Kavakos’s residency with the Bavarian Radio Symphony Orchestra in 2018/19 included not only several appearances as a soloist but also a number of chamber recitals with select members of the orchestra. He has been a passionate chamber musician since his youth and has explored the whole of the chamber repertory in myriad formations with prominent partners at numerous festivals. “I’ve always loved the Septet. This is music that is full of humour and that conveys a feeling of joy rather than one of drama. It was incredible fun to rehearse this work with my wonderful colleagues from the orchestra.” 

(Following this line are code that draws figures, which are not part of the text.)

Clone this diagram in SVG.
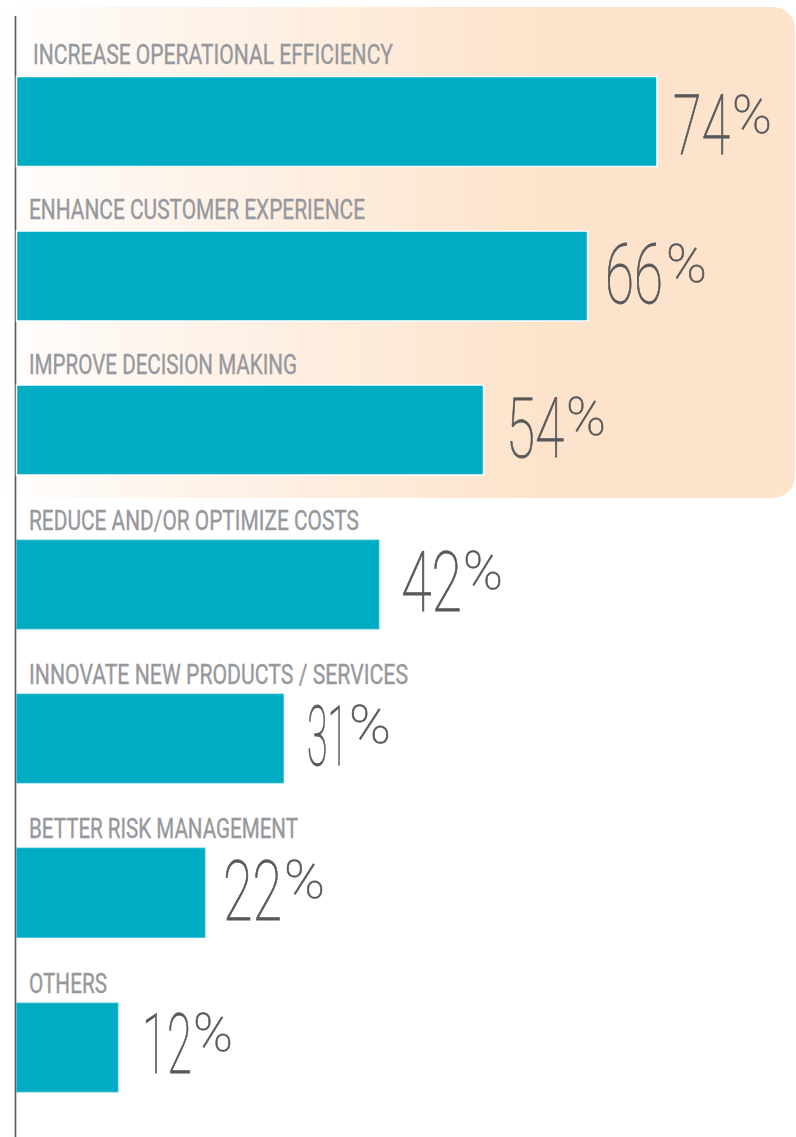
<svg xmlns="http://www.w3.org/2000/svg" width="796" height="1137" viewBox="0 0 796 1137">
<defs>
<linearGradient id="hl" x1="0" y1="0" x2="796" y2="0" gradientUnits="userSpaceOnUse">
<stop offset="0" stop-color="#FFFFFF"/>
<stop offset="0.12" stop-color="#FEF8F3"/>
<stop offset="0.68" stop-color="#FDE3CB"/>
<stop offset="1" stop-color="#FDE3CB"/>
</linearGradient>
</defs>
<style>
.bar{fill:#00ABC4}
.hbar{stroke:#FFFFFF;stroke-width:1.5}
.obar{stroke:#3FC0D3;stroke-width:0.8}
.lbl{font-family:"Roboto","Liberation Sans",sans-serif;font-size:28px;fill:#97989C;font-weight:400;stroke:#97989C;stroke-width:0.4}
.num{font-family:"Roboto","Liberation Sans",sans-serif;font-size:83px;fill:#58595B;font-weight:100;stroke:#58595B;stroke-width:0.9}
.pct{font-size:53px;stroke-width:0.6}
</style>
<rect width="796" height="1137" fill="#FFFFFF"/>
<path id="highlight" d="M0,7 H773 A22,22 0 0 1 795,29 V476 A22,22 0 0 1 773,498 H0 Z" fill="url(#hl)"/>
<line id="axis" x1="15.5" y1="16" x2="15.5" y2="1137" stroke="#555759" stroke-width="1.6"/>

<g id="row1">
<text class="lbl" x="33" y="64" textLength="360" lengthAdjust="spacingAndGlyphs">INCREASE OPERATIONAL EFFICIENCY</text>
<rect class="bar hbar" x="16.5" y="76.5" width="640.5" height="90"/>
<text class="num"><tspan x="673" y="154" textLength="57" lengthAdjust="spacingAndGlyphs">74</tspan><tspan class="pct" x="732" y="133" textLength="40" lengthAdjust="spacingAndGlyphs">%</tspan></text>
</g>
<g id="row2">
<text class="lbl" x="29" y="219" textLength="336" lengthAdjust="spacingAndGlyphs">ENHANCE CUSTOMER EXPERIENCE</text>
<rect class="bar hbar" x="16.5" y="231" width="571" height="90"/>
<text class="num"><tspan x="605" y="303" textLength="58" lengthAdjust="spacingAndGlyphs">66</tspan><tspan class="pct" x="666" y="282" textLength="41" lengthAdjust="spacingAndGlyphs">%</tspan></text>
</g>
<g id="row3">
<text class="lbl" x="29" y="374" textLength="268" lengthAdjust="spacingAndGlyphs">IMPROVE DECISION MAKING</text>
<rect class="bar hbar" x="16.5" y="385" width="467" height="90"/>
<text class="num"><tspan x="506" y="457" textLength="58" lengthAdjust="spacingAndGlyphs">54</tspan><tspan class="pct" x="566" y="435" textLength="40" lengthAdjust="spacingAndGlyphs">%</tspan></text>
</g>
<g id="row4">
<text class="lbl" x="29" y="530" textLength="330" lengthAdjust="spacingAndGlyphs">REDUCE AND/OR OPTIMIZE COSTS</text>
<rect class="bar obar" x="16.5" y="540" width="362.5" height="89"/>
<text class="num"><tspan x="401" y="611" textLength="61" lengthAdjust="spacingAndGlyphs">42</tspan><tspan class="pct" x="463" y="589" textLength="40" lengthAdjust="spacingAndGlyphs">%</tspan></text>
</g>
<g id="row5">
<text class="lbl" x="29" y="684" textLength="379" lengthAdjust="spacingAndGlyphs">INNOVATE NEW PRODUCTS / SERVICES</text>
<rect class="bar obar" x="16.5" y="694" width="267" height="89"/>
<text class="num"><tspan x="307" y="765" textLength="41" lengthAdjust="spacingAndGlyphs">31</tspan><tspan class="pct" x="349" y="743" textLength="42" lengthAdjust="spacingAndGlyphs">%</tspan></text>
</g>
<g id="row6">
<text class="lbl" x="29" y="838" textLength="269" lengthAdjust="spacingAndGlyphs">BETTER RISK MANAGEMENT</text>
<rect class="bar obar" x="16.5" y="848" width="188.5" height="89.5"/>
<text class="num"><tspan x="223" y="920" textLength="59" lengthAdjust="spacingAndGlyphs">22</tspan><tspan class="pct" x="284" y="898" textLength="41" lengthAdjust="spacingAndGlyphs">%</tspan></text>
</g>
<g id="row7">
<text class="lbl" x="29" y="993" textLength="78" lengthAdjust="spacingAndGlyphs">OTHERS</text>
<rect class="bar obar" x="16.5" y="1003" width="101.5" height="89"/>
<text class="num"><tspan x="142" y="1073" textLength="50" lengthAdjust="spacingAndGlyphs">12</tspan><tspan class="pct" x="193" y="1051" textLength="40" lengthAdjust="spacingAndGlyphs">%</tspan></text>
</g>
</svg>
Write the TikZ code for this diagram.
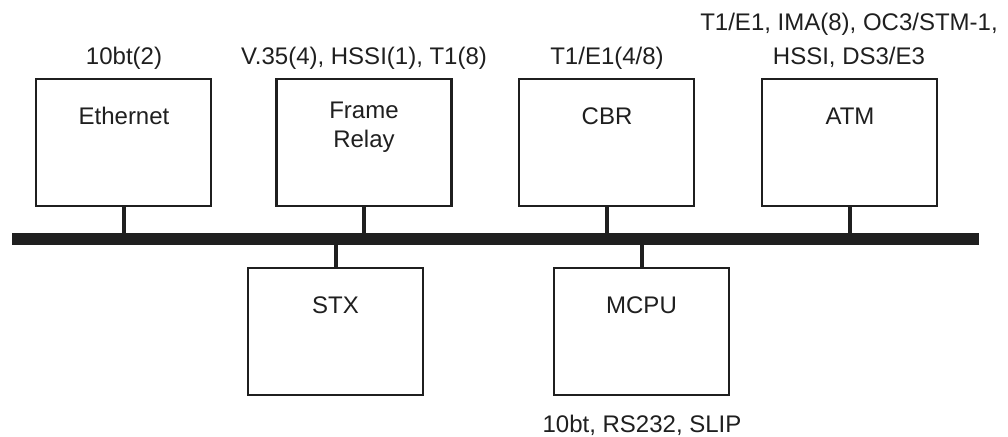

In choosing a selection of movements from the late National Airs with Variations, finally, Kavakos slips into the role of the modest accompanist working alongside his piano partner of many years’ standing, the Italian pianist Enrico Pace, who, like Kavakos himself, was born in 1967. Both men have made many recordings together, including all of Beethoven’s violin sonatas, which they will be performing together as part of a tour marking the 250th anniversary of the composer’s birth. By adopting four different roles in the present release – conductor, soloist, first among equals and accompanist –, Leonidas Kavakos illustrates Beethoven’s astonishing universality.